Nas conclusões do livro, o jornalista questiona-se sobre a estratégia do papa em relação a eles.
Como Bergoglio se moverá? Qual será o lugar desses grupos na igreja do futuro? Ao responder a essas perguntas, Pinotti destaca uma ambiguidade básica na atitude do pontífice.
De fato, por um lado, ele tem repetidamente advertido esse e outros "movimentos eclesiais", chegando em alguns casos - por exemplo, o dos Memores Domini – à intervenção e, em todo o caso, estabelecendo para todos um limite máximo para a duração da liderança.
Por outro lado, o pontífice argentino, apoiou sem hesitar a beatificação de Lubich, e recebeu em setembro deste ano com grande pompa uma ampla representação de bispos ligados ao movimento e elogiou pública e solenemente a "espiritualidade do nós" dos focolares.
Para entender as manobras do Papa, é preciso dar um passo para trás.
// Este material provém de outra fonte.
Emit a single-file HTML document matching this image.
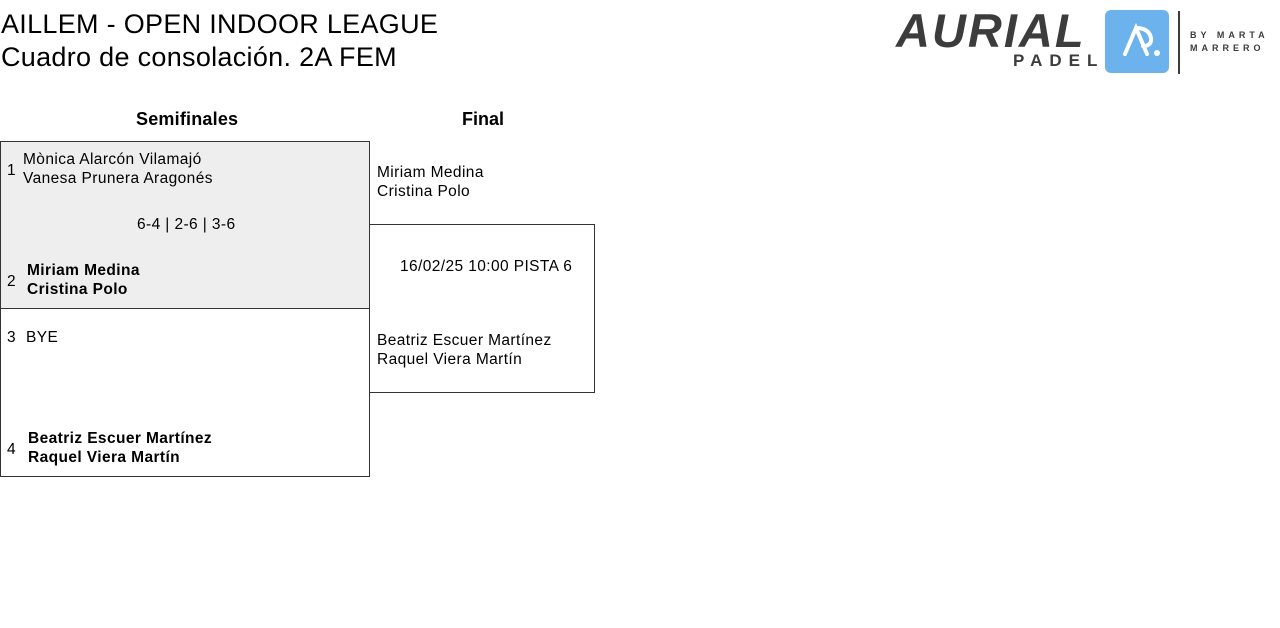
<!DOCTYPE html>
<html><head><meta charset="utf-8"><style>
body{margin:0;width:1280px;height:628px;background:#fff;font-family:"Liberation Sans",sans-serif;color:#000;position:relative;overflow:hidden}
.a{position:absolute;white-space:nowrap}
.t{font-size:27px;line-height:33px;left:1px;top:8px;letter-spacing:0.3px}
.box{position:absolute;border:1px solid #333;box-sizing:border-box}
.s{font-size:15.5px;line-height:19px;letter-spacing:0.4px}
.b{font-weight:bold}
</style></head><body>
<div class="a t">AILLEM - OPEN INDOOR LEAGUE<br>Cuadro de consolación. 2A FEM</div>

<!-- logo -->
<div class="a" style="left:896px;top:6px;font-size:47px;font-weight:bold;font-style:italic;color:#3c3c3c;letter-spacing:2px;line-height:50px">AURIAL</div>
<div class="a" style="left:1013px;top:51px;font-size:17px;font-weight:bold;color:#3c3c3c;letter-spacing:7px">PADEL</div>
<div class="a" style="left:1105px;top:10px;width:64px;height:63px;background:#6cb2ec;border-radius:6px"></div>
<svg class="a" style="left:1105px;top:10px" width="64" height="63"><path d="M20 44 L31 18 L42 44" stroke="#fff" stroke-width="4" fill="none" stroke-linecap="round"/><path d="M31 18 Q44 18 46 28 Q47 36 38 36" stroke="#fff" stroke-width="4" fill="none" stroke-linecap="round"/><circle cx="52" cy="43" r="3" fill="#fff"/></svg>
<div class="a" style="left:1178px;top:11px;width:2px;height:63px;background:#3c3c3c"></div>
<div class="a" style="left:1190px;top:29px;font-size:9px;font-weight:bold;color:#3c3c3c;letter-spacing:4px;line-height:13px">BY MARTA<br>MARRERO</div>

<div class="a" style="left:136px;top:109px;font-size:18px;font-weight:bold;letter-spacing:0.2px">Semifinales</div>
<div class="a" style="left:462px;top:109px;font-size:18px;font-weight:bold">Final</div>

<div class="box" style="left:0;top:141px;width:370px;height:168px;background:#eee"></div>
<div class="box" style="left:0;top:308px;width:370px;height:169px"></div>
<div class="box" style="left:369px;top:224px;width:226px;height:169px"></div>

<div class="a s" style="left:7px;top:161px">1</div>
<div class="a s" style="left:23px;top:150px">Mònica Alarcón Vilamajó<br>Vanesa Prunera Aragonés</div>
<div class="a s" style="left:137px;top:215px">6-4 | 2-6 | 3-6</div>
<div class="a s" style="left:7px;top:272px">2</div>
<div class="a s b" style="left:27px;top:261px">Miriam Medina<br>Cristina Polo</div>
<div class="a s" style="left:7px;top:328px">3</div>
<div class="a s" style="left:26px;top:328px">BYE</div>
<div class="a s" style="left:7px;top:440px">4</div>
<div class="a s b" style="left:28px;top:429px">Beatriz Escuer Martínez<br>Raquel Viera Martín</div>

<div class="a s" style="left:377px;top:163px">Miriam Medina<br>Cristina Polo</div>
<div class="a s" style="left:400px;top:257px">16/02/25 10:00 PISTA 6</div>
<div class="a s" style="left:377px;top:331px">Beatriz Escuer Martínez<br>Raquel Viera Martín</div>
</body></html>
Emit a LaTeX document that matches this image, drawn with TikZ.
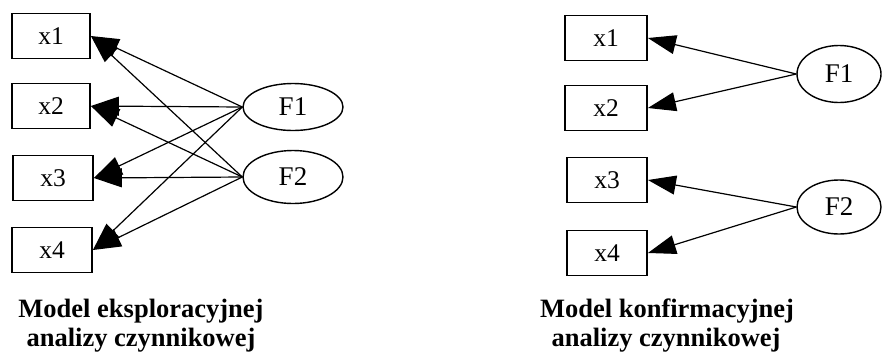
\documentclass[tikz,border=0pt]{standalone}
\usepackage{fontspec}
\setmainfont{Liberation Serif}
\usetikzlibrary{arrows.meta,shapes.geometric}
\begin{document}
\begin{tikzpicture}[x=1pt,y=-1pt,
  var/.style={draw,line width=1.8pt,minimum width=78pt,minimum height=45pt,inner sep=0pt,font=\fontsize{25.5}{26}\selectfont},
  fac/.style={draw,ellipse,line width=1.4pt,inner sep=0pt,font=\fontsize{27}{27}\selectfont},
  load/.style={line width=1.2pt,-{Triangle[length=28pt,width=19pt]}},
  captiontext/.style={anchor=base,inner sep=0pt,font=\fontsize{26.5}{30}\selectfont\bfseries}]
\useasboundingbox (0,0) rectangle (888,354);

% exploratory model
\node[var] (a1) at (51,36) {x1};
\node[var] (a2) at (51,106) {x2};
\node[var,minimum width=80pt] (a3) at (53,178) {x3};
\node[var,minimum width=80pt] (a4) at (52,250) {x4};
\node[fac,minimum width=100pt,minimum height=47pt] (aF1) at (293,107) {F1};
\node[fac,minimum width=100pt,minimum height=53pt] (aF2) at (293,177) {F2};
\foreach \f in {aF1,aF2}
  \foreach \v in {a1,a2,a3,a4}
    \draw[load] (\f.west) -- (\v.east);
\node[captiontext] (capA1) at (141,317) {Model eksploracyjnej};
\node[captiontext] (capA2) at (141,346) {analizy czynnikowej};

% confirmatory model
\node[var,minimum width=82pt] (b1) at (606,38) {x1};
\node[var,minimum width=82pt] (b2) at (606,108) {x2};
\node[var,minimum width=80pt] (b3) at (607,180) {x3};
\node[var,minimum width=80pt] (b4) at (607,253) {x4};
\node[fac,minimum width=84pt,minimum height=57pt] (bF1) at (839,74) {F1};
\node[fac,minimum width=84pt,minimum height=54pt] (bF2) at (839,207) {F2};
\draw[load] (bF1.west) -- (b1.east);
\draw[load] (bF1.west) -- (b2.east);
\draw[load] (bF2.west) -- (b3.east);
\draw[load] (bF2.west) -- (b4.east);
\node[captiontext] (capB1) at (667,317) {Model konfirmacyjnej};
\node[captiontext] (capB2) at (666,346) {analizy czynnikowej};
\end{tikzpicture}
\end{document}
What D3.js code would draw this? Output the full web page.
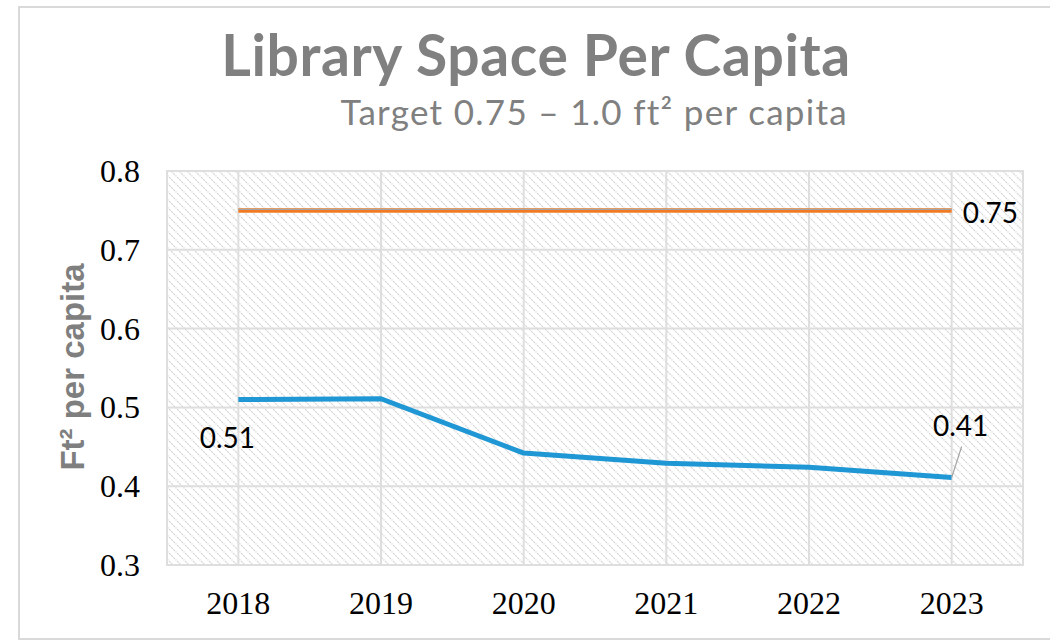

Nas primeiras décadas após a conclusão do Concílio Vaticano II - ocorrido em 1965 - os chamados movimentos representaram a mais vigorosa fonte de energia gerada dentro do catolicismo, pelo menos na Europa.
Esses grupos pareceram por muito tempo - e não só para João Paulo II, mas para toda a hierarquia - os únicos capazes de travar o triste declínio das paróquias trazendo multidões de jovens entusiasmados, repovoar os seminários em via de desertificação, produzindo muitas novas vocações sacerdotais, reanimar a vida dos mosteiros e incentivar o impulso para as missões.
Nos últimos tempos, porém, as coisas mudaram. Por outro lado, os movimentos perderam muito de seu ímpeto, têm dificuldades para recrutar novos membros e estão mostrando preocupantes sinais de desgaste (para seus líderes).
Determinante para as dificuldades foi, em alguns casos, a morte do líder, um evento sempre muito delicado para um grupo carismático, em outros, a superveniente inadequação de mensagens e filosofias muito afetadas pelo tempo em que nasceram e que rapidamente se tornaram anacrônicas.
Vivemos em tempos de mudanças sociais muito rápidas e linguagens que pareciam ter frescor, ser inovadoras e revolucionárias nos anos 1970 hoje parecem ultrapassadas e pouco sedutoras. Às vezes, os dois elementos se sobrepuseram.
Vejamos o caso de Comunhão e Libertação, que atravessa uma fase de assustador desvio tanto porque foi guiada, durante quinze anos e até sua recente renúncia, não pelo fundador Luigi Giussani, mas por seu sucessor Julián Carron, quanto por sua filosofia agressiva, e sua linguagem, no estilo da reconquista católica modelada na época da Guerra Fria e do anticomunismo militante, não consegue mais se inserir entre os jovens conservadores italianos, hoje atraídos, no máximo, pelo nacionalismo populista.
O outro fator que enfraqueceu enormemente os movimentos e que levou Bergoglio a colocá-los sob tutela é constituído pela recente sensibilidade mais acentuada para com os abusos de qualquer tipo - sexuais, espirituais, psicológicos, nem todos puníveis por lei - cometidos dentro das organizações católicas.
Os abusos são consubstanciais à vida dos movimentos porque são uma consequência inevitável do caráter totalitário dessas organizações, da debilidade psicológica de muitos membros, dos laços estreitíssimos que se estabelecem entre todos e sobretudo do poder absoluto que é concedido dentro deles a chefes e chefetes, muitas vezes capazes de apoderar-se da vida de seus subordinados e dirigi-las ao seu belo prazer.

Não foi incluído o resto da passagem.